ALBERTUS MAGNUS.
INSPIRED BY AVICENNA AND AVERROE
Metaphysica.
Venice, Johannes and Gregorius de Gregoriis, 18 Dec 1494.£3,850.00
Folio. ff. [4], 146. Gothic letter, double column, titles in red. Woodcut printer’s device to last. Handful of small, scattered, mostly marginal worm holes or trails, some repaired. A very good, clean copy in modern vellum antique. C20 Jesuit stamp in Italian at foot of second leaf, few c.1600 ms annotations, ms autograph ‘Joannis Viti de S(?)’ to last, small C20 number on last verso.
This interesting edition of Albertus Magnus’ influential Aristotelian commentary on metaphysics, was strongly influenced by Averroes and Avicenna. It was part of a project encompassing the printing of revised eds of Albertus Magnus’ works, overseen by the printers Johannes and Gregorius de Gregoriis, in Venice, as stated in the initial privilege. Albertus Magnus (1200-80) was a German friar, later canonised, responsible for the establishment of the curriculum studiorum of the Dominicans, including the study of Aristotle. He was also conversant in the natural sciences, philosophy and astrology. Divided into 10 parts, ‘Metaphysica’ examines hundreds of subjects – spanning philosophy, theology, logic and natural science – such as the meaning of metaphysics, the difference between art and science, the theory of truth, the nature of the intellect, the principle of distinction, syllogisms, the nature of sensitive matter and form, ‘potentia’ and ‘actus’, singularity and quantity, and substance. ‘Metaphysica’ ‘relies heavily on both Averroes in his “Long Commentary on the Metaphysics” and Avicenna’s “Philosophia prima”. While the commentary of Averroes is an almost literal analysis of the text of Aristotle, Avicenna’s analysis often departs from this literal approach and incorporates ideas that Avicenna found in Aristotle’s “Posterior Analytics”. Albert seems to be using Averroes when he is paraphrasing Aristotle’s text, but relies on Avicenna when he departs from the paraphrasing.
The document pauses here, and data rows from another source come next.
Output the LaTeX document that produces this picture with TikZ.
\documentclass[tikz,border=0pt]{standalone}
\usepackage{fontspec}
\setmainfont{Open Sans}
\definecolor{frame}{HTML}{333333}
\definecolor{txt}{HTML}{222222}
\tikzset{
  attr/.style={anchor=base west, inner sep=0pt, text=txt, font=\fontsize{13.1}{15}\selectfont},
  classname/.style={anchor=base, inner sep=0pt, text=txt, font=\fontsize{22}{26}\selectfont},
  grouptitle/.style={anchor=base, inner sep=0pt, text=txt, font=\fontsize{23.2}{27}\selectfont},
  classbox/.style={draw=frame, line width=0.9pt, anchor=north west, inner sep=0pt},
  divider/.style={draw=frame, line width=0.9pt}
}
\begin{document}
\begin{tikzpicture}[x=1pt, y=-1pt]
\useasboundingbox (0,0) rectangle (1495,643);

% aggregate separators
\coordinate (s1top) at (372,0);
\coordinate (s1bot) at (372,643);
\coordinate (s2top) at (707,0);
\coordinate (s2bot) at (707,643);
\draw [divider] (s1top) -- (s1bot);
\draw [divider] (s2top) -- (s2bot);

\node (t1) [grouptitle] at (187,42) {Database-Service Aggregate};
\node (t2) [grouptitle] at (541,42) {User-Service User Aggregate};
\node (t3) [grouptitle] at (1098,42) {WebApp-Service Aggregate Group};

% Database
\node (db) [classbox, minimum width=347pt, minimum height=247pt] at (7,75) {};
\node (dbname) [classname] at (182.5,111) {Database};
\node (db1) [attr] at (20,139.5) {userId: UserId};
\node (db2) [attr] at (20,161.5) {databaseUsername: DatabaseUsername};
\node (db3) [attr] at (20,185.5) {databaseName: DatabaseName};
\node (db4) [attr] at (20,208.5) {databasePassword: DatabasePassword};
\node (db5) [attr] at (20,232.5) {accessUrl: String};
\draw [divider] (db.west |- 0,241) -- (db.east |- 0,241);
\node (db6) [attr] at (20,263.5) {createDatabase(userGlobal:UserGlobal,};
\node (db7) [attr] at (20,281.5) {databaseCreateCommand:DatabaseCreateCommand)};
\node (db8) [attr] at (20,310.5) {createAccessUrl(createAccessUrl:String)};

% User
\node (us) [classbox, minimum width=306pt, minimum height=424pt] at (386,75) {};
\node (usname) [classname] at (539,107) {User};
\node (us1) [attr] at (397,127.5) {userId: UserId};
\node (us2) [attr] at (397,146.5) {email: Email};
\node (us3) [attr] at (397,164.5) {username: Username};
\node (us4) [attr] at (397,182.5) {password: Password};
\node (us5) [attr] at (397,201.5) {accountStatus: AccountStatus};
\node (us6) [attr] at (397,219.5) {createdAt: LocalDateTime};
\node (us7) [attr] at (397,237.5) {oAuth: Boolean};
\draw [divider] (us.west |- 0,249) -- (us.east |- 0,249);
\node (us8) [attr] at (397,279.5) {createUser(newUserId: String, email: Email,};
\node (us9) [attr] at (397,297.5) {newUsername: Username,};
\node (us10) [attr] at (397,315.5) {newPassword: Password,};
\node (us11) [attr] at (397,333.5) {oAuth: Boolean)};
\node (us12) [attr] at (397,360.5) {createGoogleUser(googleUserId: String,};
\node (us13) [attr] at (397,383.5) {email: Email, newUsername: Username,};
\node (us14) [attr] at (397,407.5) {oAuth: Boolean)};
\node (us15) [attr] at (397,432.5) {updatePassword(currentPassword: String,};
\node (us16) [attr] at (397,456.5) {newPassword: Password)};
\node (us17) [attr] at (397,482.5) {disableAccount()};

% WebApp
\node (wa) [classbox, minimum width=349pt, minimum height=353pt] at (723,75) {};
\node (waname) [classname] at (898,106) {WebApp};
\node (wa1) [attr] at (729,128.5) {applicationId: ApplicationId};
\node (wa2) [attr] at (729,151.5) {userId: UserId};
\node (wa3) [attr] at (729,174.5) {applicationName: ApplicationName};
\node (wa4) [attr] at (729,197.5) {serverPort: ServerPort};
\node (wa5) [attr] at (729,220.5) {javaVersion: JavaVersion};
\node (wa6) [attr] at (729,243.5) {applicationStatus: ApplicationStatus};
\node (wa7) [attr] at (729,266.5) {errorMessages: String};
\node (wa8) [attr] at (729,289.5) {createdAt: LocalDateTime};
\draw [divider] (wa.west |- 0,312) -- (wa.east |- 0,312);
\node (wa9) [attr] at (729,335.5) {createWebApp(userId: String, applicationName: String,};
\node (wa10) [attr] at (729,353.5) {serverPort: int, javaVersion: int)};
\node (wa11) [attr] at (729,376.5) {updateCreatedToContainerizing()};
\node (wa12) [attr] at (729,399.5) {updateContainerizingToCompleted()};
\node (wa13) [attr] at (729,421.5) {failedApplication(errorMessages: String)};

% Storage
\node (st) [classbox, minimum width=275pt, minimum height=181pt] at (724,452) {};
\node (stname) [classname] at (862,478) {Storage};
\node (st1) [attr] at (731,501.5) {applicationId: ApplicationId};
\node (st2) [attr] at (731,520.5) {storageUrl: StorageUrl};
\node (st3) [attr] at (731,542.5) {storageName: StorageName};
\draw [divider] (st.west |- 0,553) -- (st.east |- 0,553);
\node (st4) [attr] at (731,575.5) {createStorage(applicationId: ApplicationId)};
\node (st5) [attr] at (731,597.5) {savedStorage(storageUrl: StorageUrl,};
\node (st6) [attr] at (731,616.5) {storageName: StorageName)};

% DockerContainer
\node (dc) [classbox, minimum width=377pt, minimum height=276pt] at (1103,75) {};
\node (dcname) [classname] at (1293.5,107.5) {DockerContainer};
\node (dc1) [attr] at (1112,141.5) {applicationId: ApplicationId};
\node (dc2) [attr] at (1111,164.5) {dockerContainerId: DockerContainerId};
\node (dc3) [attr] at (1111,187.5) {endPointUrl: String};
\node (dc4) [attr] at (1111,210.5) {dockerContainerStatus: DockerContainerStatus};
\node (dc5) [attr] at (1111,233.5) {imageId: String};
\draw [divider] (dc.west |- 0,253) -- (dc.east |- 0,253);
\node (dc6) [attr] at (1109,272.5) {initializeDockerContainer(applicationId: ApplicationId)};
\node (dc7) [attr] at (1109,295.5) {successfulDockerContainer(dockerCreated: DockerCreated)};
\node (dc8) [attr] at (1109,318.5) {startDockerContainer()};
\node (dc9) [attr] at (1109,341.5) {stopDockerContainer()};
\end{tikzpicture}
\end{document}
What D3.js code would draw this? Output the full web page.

As a result of this usage Albert proceeds to develop his own ideas of first philosophy’ (Stan. Enc. Phil.). Albertus Magnus exercised a great influence on Thomas Aquinas, as well as on early modern philosophy, medicine, and natural science, well into the C17.
ISTC ia00276000; Goff A276; HC 501*; Bod-inc A-121A; BMC V 345; GW 683.